Take the data below and write out exactly the lines from the one with "Rebuild this diagram" through the one with "(958,3) -- (958,446);"; omit every other line.

[Begin DATASET RECORDS]

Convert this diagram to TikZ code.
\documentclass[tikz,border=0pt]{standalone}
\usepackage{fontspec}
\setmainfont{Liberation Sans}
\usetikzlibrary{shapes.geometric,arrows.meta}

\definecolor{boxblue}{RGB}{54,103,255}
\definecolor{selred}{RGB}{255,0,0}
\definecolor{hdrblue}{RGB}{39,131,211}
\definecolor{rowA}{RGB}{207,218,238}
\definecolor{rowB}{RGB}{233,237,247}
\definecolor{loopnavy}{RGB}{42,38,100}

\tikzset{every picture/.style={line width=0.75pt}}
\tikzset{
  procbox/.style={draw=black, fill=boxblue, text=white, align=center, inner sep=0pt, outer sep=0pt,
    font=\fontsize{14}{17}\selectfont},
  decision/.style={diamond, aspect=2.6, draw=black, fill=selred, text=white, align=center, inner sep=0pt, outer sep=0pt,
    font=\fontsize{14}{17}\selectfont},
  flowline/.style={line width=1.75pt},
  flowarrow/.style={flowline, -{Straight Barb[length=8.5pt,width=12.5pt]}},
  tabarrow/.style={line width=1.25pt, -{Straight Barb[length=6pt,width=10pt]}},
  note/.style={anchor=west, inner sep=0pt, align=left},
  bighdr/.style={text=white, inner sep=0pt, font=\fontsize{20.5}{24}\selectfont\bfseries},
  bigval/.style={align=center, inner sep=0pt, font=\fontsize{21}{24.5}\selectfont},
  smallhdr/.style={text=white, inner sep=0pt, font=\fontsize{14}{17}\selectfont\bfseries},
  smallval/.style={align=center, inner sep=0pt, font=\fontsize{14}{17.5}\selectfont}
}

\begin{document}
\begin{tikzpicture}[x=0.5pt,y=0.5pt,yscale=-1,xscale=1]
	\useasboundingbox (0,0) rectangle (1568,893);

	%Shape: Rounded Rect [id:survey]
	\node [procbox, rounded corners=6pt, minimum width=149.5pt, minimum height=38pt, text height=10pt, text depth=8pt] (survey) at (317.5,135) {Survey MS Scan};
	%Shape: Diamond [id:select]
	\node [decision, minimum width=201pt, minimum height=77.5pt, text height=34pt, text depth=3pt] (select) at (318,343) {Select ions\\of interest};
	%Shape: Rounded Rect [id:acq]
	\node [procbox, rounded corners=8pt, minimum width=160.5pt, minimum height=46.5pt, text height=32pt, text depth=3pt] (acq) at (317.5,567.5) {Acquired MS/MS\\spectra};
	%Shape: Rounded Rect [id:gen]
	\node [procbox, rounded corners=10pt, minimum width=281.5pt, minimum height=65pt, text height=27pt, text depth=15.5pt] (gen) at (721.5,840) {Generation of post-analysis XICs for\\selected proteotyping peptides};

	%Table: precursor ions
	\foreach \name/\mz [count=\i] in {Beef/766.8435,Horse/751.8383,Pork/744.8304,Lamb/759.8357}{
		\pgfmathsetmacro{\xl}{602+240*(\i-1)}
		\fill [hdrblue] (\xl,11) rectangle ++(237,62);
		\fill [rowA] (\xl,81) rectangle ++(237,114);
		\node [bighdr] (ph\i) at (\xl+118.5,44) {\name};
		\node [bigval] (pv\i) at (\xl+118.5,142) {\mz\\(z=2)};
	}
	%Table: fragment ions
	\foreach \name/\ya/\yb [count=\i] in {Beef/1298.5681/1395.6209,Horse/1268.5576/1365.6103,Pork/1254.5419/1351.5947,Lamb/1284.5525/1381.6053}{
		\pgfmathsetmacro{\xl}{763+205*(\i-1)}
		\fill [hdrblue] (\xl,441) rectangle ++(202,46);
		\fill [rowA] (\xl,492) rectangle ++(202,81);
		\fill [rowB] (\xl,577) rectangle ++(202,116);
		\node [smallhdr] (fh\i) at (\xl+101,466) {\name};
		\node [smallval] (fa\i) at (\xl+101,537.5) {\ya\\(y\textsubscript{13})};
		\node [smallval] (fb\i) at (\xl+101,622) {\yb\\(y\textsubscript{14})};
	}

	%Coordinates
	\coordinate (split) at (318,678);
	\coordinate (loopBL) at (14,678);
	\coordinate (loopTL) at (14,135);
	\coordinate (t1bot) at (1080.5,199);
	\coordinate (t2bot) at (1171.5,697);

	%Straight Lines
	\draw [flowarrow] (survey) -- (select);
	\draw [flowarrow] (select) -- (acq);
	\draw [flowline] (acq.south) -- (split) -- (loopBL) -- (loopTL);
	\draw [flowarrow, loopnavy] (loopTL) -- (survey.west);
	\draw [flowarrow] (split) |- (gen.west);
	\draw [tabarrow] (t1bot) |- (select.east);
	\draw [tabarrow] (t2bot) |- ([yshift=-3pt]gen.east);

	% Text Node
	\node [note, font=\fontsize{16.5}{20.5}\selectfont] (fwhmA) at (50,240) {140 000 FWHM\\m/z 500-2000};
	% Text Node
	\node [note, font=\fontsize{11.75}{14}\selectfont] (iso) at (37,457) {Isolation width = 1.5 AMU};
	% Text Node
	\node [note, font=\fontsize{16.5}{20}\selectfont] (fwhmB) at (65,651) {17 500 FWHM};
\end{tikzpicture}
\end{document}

[End DATASET RECORDS]
[Begin DATASET RECORDS]

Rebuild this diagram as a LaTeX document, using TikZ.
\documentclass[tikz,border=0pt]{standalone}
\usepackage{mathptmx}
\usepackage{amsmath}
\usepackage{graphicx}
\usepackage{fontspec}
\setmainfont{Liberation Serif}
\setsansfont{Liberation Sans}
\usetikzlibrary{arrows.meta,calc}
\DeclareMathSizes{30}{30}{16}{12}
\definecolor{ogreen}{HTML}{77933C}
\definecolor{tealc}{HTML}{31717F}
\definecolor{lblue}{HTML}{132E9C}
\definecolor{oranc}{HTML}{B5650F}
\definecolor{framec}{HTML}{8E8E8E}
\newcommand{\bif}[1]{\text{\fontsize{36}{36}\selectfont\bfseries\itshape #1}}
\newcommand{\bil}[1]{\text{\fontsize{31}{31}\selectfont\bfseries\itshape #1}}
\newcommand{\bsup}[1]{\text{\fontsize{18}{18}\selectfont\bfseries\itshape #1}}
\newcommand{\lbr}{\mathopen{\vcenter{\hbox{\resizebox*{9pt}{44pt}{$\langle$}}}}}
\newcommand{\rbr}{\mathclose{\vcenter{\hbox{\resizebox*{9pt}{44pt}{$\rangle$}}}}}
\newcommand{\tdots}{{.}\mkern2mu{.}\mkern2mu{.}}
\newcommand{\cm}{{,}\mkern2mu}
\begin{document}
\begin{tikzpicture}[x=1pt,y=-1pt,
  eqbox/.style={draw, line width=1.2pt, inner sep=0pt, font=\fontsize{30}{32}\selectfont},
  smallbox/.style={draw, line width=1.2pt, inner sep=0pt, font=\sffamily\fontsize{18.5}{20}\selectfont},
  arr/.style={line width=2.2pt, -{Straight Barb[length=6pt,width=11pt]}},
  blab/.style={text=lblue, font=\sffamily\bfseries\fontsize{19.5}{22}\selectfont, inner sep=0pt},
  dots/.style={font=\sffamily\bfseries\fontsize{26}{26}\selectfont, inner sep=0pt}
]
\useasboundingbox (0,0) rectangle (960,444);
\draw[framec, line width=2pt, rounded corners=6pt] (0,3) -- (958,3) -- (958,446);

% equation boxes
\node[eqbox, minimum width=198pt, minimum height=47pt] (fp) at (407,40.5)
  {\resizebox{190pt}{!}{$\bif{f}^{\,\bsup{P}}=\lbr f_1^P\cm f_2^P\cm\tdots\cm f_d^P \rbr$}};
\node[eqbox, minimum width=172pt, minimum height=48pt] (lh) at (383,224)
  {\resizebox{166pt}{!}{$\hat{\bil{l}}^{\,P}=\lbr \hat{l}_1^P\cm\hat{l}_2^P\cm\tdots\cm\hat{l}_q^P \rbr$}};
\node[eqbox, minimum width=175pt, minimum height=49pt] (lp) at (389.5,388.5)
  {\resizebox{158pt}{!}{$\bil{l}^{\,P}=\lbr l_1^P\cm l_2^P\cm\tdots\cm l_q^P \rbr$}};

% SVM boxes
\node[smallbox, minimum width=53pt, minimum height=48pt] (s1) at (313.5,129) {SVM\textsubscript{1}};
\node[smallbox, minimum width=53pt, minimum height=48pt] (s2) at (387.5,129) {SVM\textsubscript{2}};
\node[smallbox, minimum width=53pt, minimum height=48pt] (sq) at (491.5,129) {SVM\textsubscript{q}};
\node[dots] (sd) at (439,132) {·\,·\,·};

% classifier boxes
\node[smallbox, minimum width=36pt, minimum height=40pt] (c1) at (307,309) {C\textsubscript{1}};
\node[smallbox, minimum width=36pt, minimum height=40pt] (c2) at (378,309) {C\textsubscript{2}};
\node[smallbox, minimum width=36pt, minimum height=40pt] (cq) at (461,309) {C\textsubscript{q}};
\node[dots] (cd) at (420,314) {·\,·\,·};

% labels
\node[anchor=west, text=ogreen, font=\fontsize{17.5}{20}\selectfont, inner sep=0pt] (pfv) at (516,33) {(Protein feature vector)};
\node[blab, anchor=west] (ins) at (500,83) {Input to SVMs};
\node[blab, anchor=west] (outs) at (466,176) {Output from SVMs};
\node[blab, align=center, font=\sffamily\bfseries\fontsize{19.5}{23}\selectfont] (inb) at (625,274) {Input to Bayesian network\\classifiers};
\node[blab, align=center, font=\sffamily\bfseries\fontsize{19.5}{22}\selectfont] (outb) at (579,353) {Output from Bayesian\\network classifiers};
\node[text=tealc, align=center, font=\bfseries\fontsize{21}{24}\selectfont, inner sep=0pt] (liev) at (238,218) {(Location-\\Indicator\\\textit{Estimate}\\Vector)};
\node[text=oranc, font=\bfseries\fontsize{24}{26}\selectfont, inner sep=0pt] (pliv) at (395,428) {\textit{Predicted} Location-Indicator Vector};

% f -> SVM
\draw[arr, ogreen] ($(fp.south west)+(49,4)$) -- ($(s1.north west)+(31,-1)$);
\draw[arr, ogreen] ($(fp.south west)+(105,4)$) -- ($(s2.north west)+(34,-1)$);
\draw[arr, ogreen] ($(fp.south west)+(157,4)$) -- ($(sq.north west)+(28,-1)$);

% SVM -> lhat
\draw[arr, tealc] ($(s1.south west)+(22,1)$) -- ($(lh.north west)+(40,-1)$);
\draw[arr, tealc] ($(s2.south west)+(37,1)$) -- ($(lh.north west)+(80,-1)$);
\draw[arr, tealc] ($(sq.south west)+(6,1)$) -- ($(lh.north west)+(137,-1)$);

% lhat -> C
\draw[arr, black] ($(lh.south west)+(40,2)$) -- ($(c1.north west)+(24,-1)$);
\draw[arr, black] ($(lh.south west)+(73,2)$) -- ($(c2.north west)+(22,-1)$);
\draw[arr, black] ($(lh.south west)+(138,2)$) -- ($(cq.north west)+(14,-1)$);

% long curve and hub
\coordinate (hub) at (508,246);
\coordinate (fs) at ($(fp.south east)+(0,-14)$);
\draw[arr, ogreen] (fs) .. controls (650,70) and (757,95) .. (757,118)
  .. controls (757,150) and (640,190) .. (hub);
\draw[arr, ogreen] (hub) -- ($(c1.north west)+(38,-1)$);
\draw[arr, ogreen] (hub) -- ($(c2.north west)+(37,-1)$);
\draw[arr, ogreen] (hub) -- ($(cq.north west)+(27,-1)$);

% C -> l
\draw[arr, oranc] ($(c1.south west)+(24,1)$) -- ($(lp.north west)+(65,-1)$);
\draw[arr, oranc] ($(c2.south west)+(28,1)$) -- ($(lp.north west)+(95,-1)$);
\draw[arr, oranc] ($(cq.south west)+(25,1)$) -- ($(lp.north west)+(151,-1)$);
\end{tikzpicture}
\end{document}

[End DATASET RECORDS]

ANSWER TO THE EXERCISE:
Rebuild this diagram as a LaTeX document, using TikZ.
\documentclass[tikz,border=0pt]{standalone}
\usepackage{mathptmx}
\usepackage{amsmath}
\usepackage{graphicx}
\usepackage{fontspec}
\setmainfont{Liberation Serif}
\setsansfont{Liberation Sans}
\usetikzlibrary{arrows.meta,calc}
\DeclareMathSizes{30}{30}{16}{12}
\definecolor{ogreen}{HTML}{77933C}
\definecolor{tealc}{HTML}{31717F}
\definecolor{lblue}{HTML}{132E9C}
\definecolor{oranc}{HTML}{B5650F}
\definecolor{framec}{HTML}{8E8E8E}
\newcommand{\bif}[1]{\text{\fontsize{36}{36}\selectfont\bfseries\itshape #1}}
\newcommand{\bil}[1]{\text{\fontsize{31}{31}\selectfont\bfseries\itshape #1}}
\newcommand{\bsup}[1]{\text{\fontsize{18}{18}\selectfont\bfseries\itshape #1}}
\newcommand{\lbr}{\mathopen{\vcenter{\hbox{\resizebox*{9pt}{44pt}{$\langle$}}}}}
\newcommand{\rbr}{\mathclose{\vcenter{\hbox{\resizebox*{9pt}{44pt}{$\rangle$}}}}}
\newcommand{\tdots}{{.}\mkern2mu{.}\mkern2mu{.}}
\newcommand{\cm}{{,}\mkern2mu}
\begin{document}
\begin{tikzpicture}[x=1pt,y=-1pt,
  eqbox/.style={draw, line width=1.2pt, inner sep=0pt, font=\fontsize{30}{32}\selectfont},
  smallbox/.style={draw, line width=1.2pt, inner sep=0pt, font=\sffamily\fontsize{18.5}{20}\selectfont},
  arr/.style={line width=2.2pt, -{Straight Barb[length=6pt,width=11pt]}},
  blab/.style={text=lblue, font=\sffamily\bfseries\fontsize{19.5}{22}\selectfont, inner sep=0pt},
  dots/.style={font=\sffamily\bfseries\fontsize{26}{26}\selectfont, inner sep=0pt}
]
\useasboundingbox (0,0) rectangle (960,444);
\draw[framec, line width=2pt, rounded corners=6pt] (0,3) -- (958,3) -- (958,446);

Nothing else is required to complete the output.